Carla Qualtrough's admission appeared to signal opening in the federal government's attitude on the matter
HALIFAX—Canada’s federal procurement minister isn’t ruling out the possibility of asking Irving Shipbuilding to build more Arctic patrol vessels to address a looming gap in the construction of two new fleets of naval vessels in Halifax.
Following a steel cutting ceremony to mark the beginning of construction on the third patrol vessel, Carla Qualtrough was asked whether a gap could see a request for additional patrol vessels.
“It very much could,” said Qualtrough. “We are in the process of revisiting the timelines and making sure that everything is on track. It most definitely could, but we will have to see how long the gap will be and the cost implications.”
The admission by Qualtrough appeared to signal a slight opening in the federal government’s attitude on the matter. Irving has previously lobbied for additional work between the two naval fleets, but those appeals appeared to have gone nowhere.
“We are working closely together to see what we can do to keep everybody going,” Qualtrough said.
Irving is to build five to six Arctic patrol vessels at a cost of $3.5-billion under Ottawa’s national shipbuilding strategy and 15 ships to replace the navy’s 12 frigates and three recently retired destroyers at an estimated cost of $60 billion.
Company president Kevin McCoy said Irving intends to deliver six Arctic patrol vessels by 2022 as originally planned.
But McCoy wouldn’t address whether the patrol vessel project would require more money to complete.
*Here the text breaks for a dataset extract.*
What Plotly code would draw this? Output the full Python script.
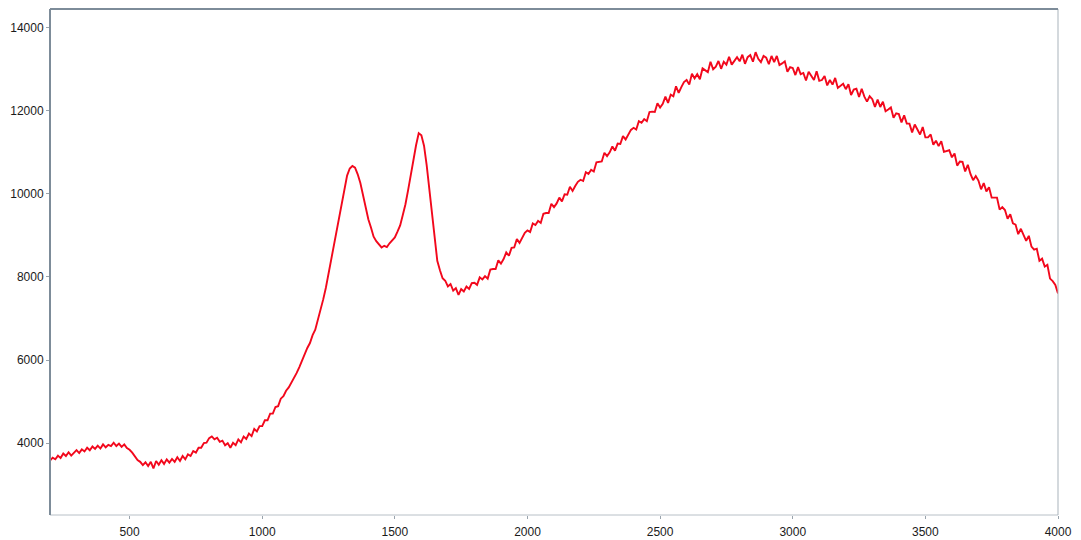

He said under the contract the company isn’t required to deliver a “definitive answer on that” until seven months after the delivery of the first ship.
The company has already committed $1.9 billion in spending on the patrol ship project.
“Naturally on the first ship we’ve got startup issues that we are working through and as we deliver the first ship we will be in a better position,” he said.
McCoy said the first patrol vessel, HMCS Harry DeWolf, is structurally assembled and is due to be launched in 2018. The connecting of the bow section with the vessel’s centre and stern sections was announced earlier this month.
McCoy was asked whether there have been any revisions to the delivery timelines for the vessels.
“There’s a million metres of electrical cable on that ship (HMCS DeWolf) and we are pulling that cable now. This spring we’ll start to light off the electrical systems and get into testing, so as we get through that on the first ship we will step back and reassess.”
McCoy said construction on the second vessel is underway with 28 of the ship’s 64 units in production.
Looming over the production are labour issues at the Halifax Shipyard.
About 800 unionized employees represented by Unifor, including metal fabricators and electricians, recently voted in favour of strike action when their current contract expires at the end of this month.
Contract talks began in early November and Irving requested a conciliator soon after they started.
McCoy downplayed any potential trouble for the project.
“The company and the union have posted officially this week that we are very hopeful after these weeks of discussions,” he said. “We are very hopeful that when we come back after the new year that we’ll reach an agreement that’s fair for both parties.”
Qualtrough said the federal government is watching the labour situation.
“We are confident that they will be able to find a solution that works for everyone,” she said.